Oct 17, 2007 2:13 PM
By Lou Pechi, President, STRATA-Strategic Advisors, San Diego



Despite the warning in the popular Frank Sinatra song “Fools Rush In Where Angels Fear to Tread,” I will be very brave and attempt to look into the future of on-board power distribution trends.

Forecasting trends is like walking on ice. The closer you are to the shore, where the ice is thickest, the more solid your predictions are. As you venture further into the future, the closer you get to the center of the lake, where the ice is wafer thin. There, predictions become more precarious.

By carefully examining and then projecting trends, without stepping too far onto the thin ice, we just might catch a glimpse of the power-handling progress that will be achieved by 2020.

As we all know, power converters provide power mostly to microprocessors and integrated circuits (ICs). The trend of such ICs and microprocessors has been a continuous increase in power consumption combined with a lowering of the voltages and increases in current usage. As long as silicon is the base material for such devices, the trend will continue and devices that power them will have to accommodate their ever-greater requirements.

This in turn means that there will be an increasing need to develop higher efficiency, denser and more thermally efficient converters.

On the other hand, there’s a possibility that other methods such as optical computing could emerge. Or, perhaps there will be devices that do not require power in the way that traditional ICs do. If either of those cases comes to be, then power supplies will take quite a different direction.

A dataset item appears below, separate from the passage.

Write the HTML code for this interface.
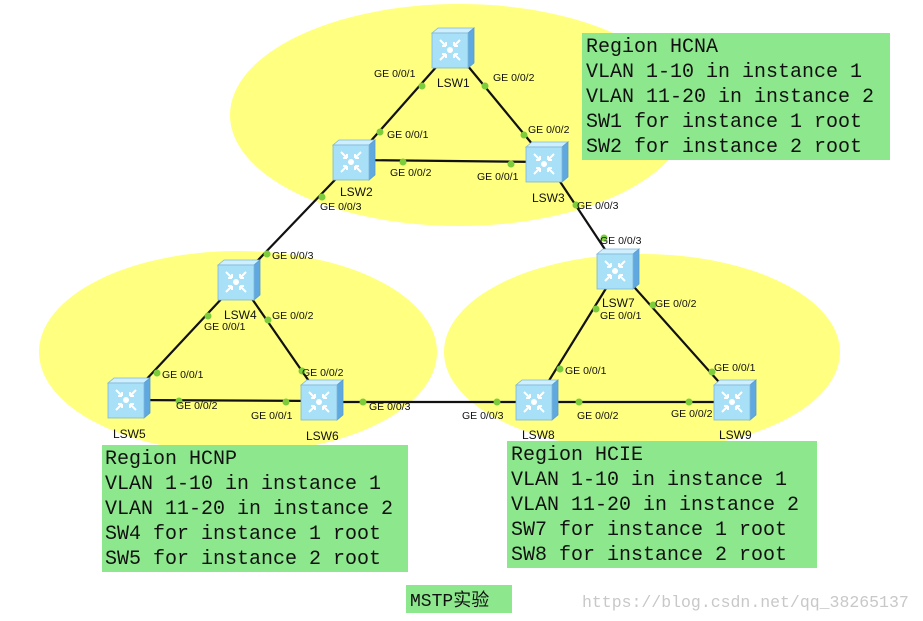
<!DOCTYPE html>
<html><head><meta charset="utf-8"><style>
body{margin:0;background:#fff}
svg{display:block}
.l{font-family:"Liberation Sans",sans-serif;font-size:10.5px;fill:#111}
.s{font-family:"Liberation Sans",sans-serif;font-size:12px;fill:#111}
.m{font-family:"Liberation Mono","Noto Sans CJK SC",monospace;font-size:20px;fill:#111}
</style></head><body>
<svg width="923" height="621" viewBox="0 0 923 621" xmlns="http://www.w3.org/2000/svg">
<defs>
<g id="sw">
<polygon points="0,5 6,0 42,0 36,5" fill="#cfefff" stroke="#7fb8d8" stroke-width="0.8"/>
<polygon points="36,5 42,0 42,35 36,40" fill="#5fa8e0" stroke="#5a9ccc" stroke-width="0.8"/>
<rect x="0" y="5" width="36" height="35" fill="#a8e0f8" stroke="#7fb8d8" stroke-width="0.8"/>
<circle cx="18" cy="22" r="3" fill="#fff"/>
<path d="M8,12 L14,18 M8,32 L14,26 M28,12 L22,18 M28,32 L22,26 M14,18 L10,18 M14,18 L14,14 M14,26 L10,26 M14,26 L14,30 M22,18 L26,18 M22,18 L22,14 M22,26 L26,26 M22,26 L22,30" stroke="#fff" stroke-width="2" fill="none"/>
</g>
</defs>
<ellipse cx="459" cy="115" rx="229" ry="111" fill="#ffff80"/>
<ellipse cx="238" cy="352" rx="199" ry="101" fill="#ffff80"/>
<ellipse cx="642" cy="352" rx="198" ry="98" fill="#ffff80"/>
<g stroke="#111" stroke-width="2.2">
<line x1="453" y1="48" x2="354" y2="160"/>
<line x1="453" y1="48" x2="547" y2="162"/>
<line x1="354" y1="160" x2="547" y2="162"/>
<line x1="354" y1="160" x2="239" y2="280"/>
<line x1="547" y1="162" x2="618" y2="269"/>
<line x1="239" y1="280" x2="129" y2="398"/>
<line x1="239" y1="280" x2="322" y2="400"/>
<line x1="129" y1="400" x2="322" y2="401"/>
<line x1="322" y1="402" x2="537" y2="402"/>
<line x1="618" y1="269" x2="537" y2="400"/>
<line x1="618" y1="269" x2="735" y2="400"/>
<line x1="537" y1="402" x2="735" y2="402"/>
</g>
<g fill="#7ccc3c">
<circle cx="422" cy="86" r="3.5"/><circle cx="485" cy="86" r="3.5"/>
<circle cx="380" cy="132" r="3.5"/><circle cx="524" cy="135" r="3.5"/>
<circle cx="403" cy="162" r="3.5"/><circle cx="511" cy="164" r="3.5"/>
<circle cx="322" cy="197" r="3.5"/><circle cx="576" cy="205" r="3.5"/>
<circle cx="267" cy="254" r="3.5"/><circle cx="604" cy="238" r="3.5"/>
<circle cx="208" cy="316" r="3.5"/><circle cx="268" cy="320" r="3.5"/>
<circle cx="157" cy="373" r="3.5"/><circle cx="302" cy="371" r="3.5"/>
<circle cx="179" cy="401" r="3.5"/><circle cx="286" cy="402" r="3.5"/>
<circle cx="363" cy="402" r="3.5"/><circle cx="497" cy="402" r="3.5"/>
<circle cx="596" cy="309" r="3.5"/><circle cx="653" cy="305" r="3.5"/>
<circle cx="560" cy="369" r="3.5"/><circle cx="712" cy="372" r="3.5"/>
<circle cx="579" cy="402" r="3.5"/><circle cx="689" cy="402" r="3.5"/>
</g>
<use href="#sw" x="432" y="28"/>
<use href="#sw" x="333" y="140"/>
<use href="#sw" x="526" y="142"/>
<use href="#sw" x="218" y="260"/>
<use href="#sw" x="108" y="378"/>
<use href="#sw" x="301" y="380"/>
<use href="#sw" x="597" y="249"/>
<use href="#sw" x="516" y="380"/>
<use href="#sw" x="714" y="380"/>
<g class="l">
<text x="374" y="77">GE 0/0/1</text><text x="493" y="81">GE 0/0/2</text>
<text x="387" y="138">GE 0/0/1</text><text x="528" y="133">GE 0/0/2</text>
<text x="390" y="176">GE 0/0/2</text><text x="477" y="180">GE 0/0/1</text>
<text x="320" y="210">GE 0/0/3</text><text x="577" y="209">GE 0/0/3</text>
<text x="600" y="244">GE 0/0/3</text>
<text x="272" y="259">GE 0/0/3</text><text x="204" y="330">GE 0/0/1</text>
<text x="272" y="319">GE 0/0/2</text><text x="162" y="378">GE 0/0/1</text>
<text x="176" y="409">GE 0/0/2</text><text x="251" y="419">GE 0/0/1</text>
<text x="302" y="376">GE 0/0/2</text><text x="369" y="410">GE 0/0/3</text>
<text x="462" y="419">GE 0/0/3</text>
<text x="600" y="319">GE 0/0/1</text><text x="655" y="307">GE 0/0/2</text>
<text x="565" y="374">GE 0/0/1</text><text x="714" y="371">GE 0/0/1</text>
<text x="577" y="419">GE 0/0/2</text><text x="671" y="417">GE 0/0/2</text>
</g>
<g class="s">
<text x="437" y="87">LSW1</text><text x="340" y="196">LSW2</text><text x="532" y="202">LSW3</text>
<text x="224" y="319">LSW4</text><text x="113" y="438">LSW5</text><text x="306" y="440">LSW6</text>
<text x="602" y="307">LSW7</text><text x="522" y="439">LSW8</text><text x="719" y="439">LSW9</text>
</g>
<rect x="582" y="33" width="308" height="127" fill="#8de88d"/>
<rect x="102" y="445" width="306" height="127" fill="#8de88d"/>
<rect x="507" y="441" width="310" height="127" fill="#8de88d"/>
<rect x="406" y="585" width="106" height="28" fill="#8de88d"/>
<g class="m">
<text x="586" y="52">Region HCNA</text>
<text x="586" y="77">VLAN 1-10 in instance 1</text>
<text x="586" y="102">VLAN 11-20 in instance 2</text>
<text x="586" y="127">SW1 for instance 1 root</text>
<text x="586" y="152">SW2 for instance 2 root</text>
<text x="105" y="464">Region HCNP</text>
<text x="105" y="489">VLAN 1-10 in instance 1</text>
<text x="105" y="514">VLAN 11-20 in instance 2</text>
<text x="105" y="539">SW4 for instance 1 root</text>
<text x="105" y="564">SW5 for instance 2 root</text>
<text x="511" y="460">Region HCIE</text>
<text x="511" y="485">VLAN 1-10 in instance 1</text>
<text x="511" y="510">VLAN 11-20 in instance 2</text>
<text x="511" y="535">SW7 for instance 1 root</text>
<text x="511" y="560">SW8 for instance 2 root</text>
<text x="410" y="606" style="font-size:18px">MSTP实验</text>
</g>
<text x="582" y="607" style="font-family:'Liberation Mono',monospace;font-size:16.5px;fill:#c8c8c8">https://blog.csdn.net/qq_38265137</text>
</svg>
</body></html>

I feel that within the next 20 years there is a strong probability silicon will remain the computational vehicle for IC processors. That being said, solutions to the power-conversion needs of ever-increasing power on the circuit board will have to be solved by the power-supply industry.

A distributed power architecture (DPA) — where a single voltage, supplied to several isolated dc-dc converters, generates the required lower voltages on the board — has already been replaced by an intermediate bus voltage architecture (IBA). In an IBA, a single isolated front-end dc-dc converter (DC-DC FE) provides power to multiple point-of-load converters (POLs) interspersed across the circuit board.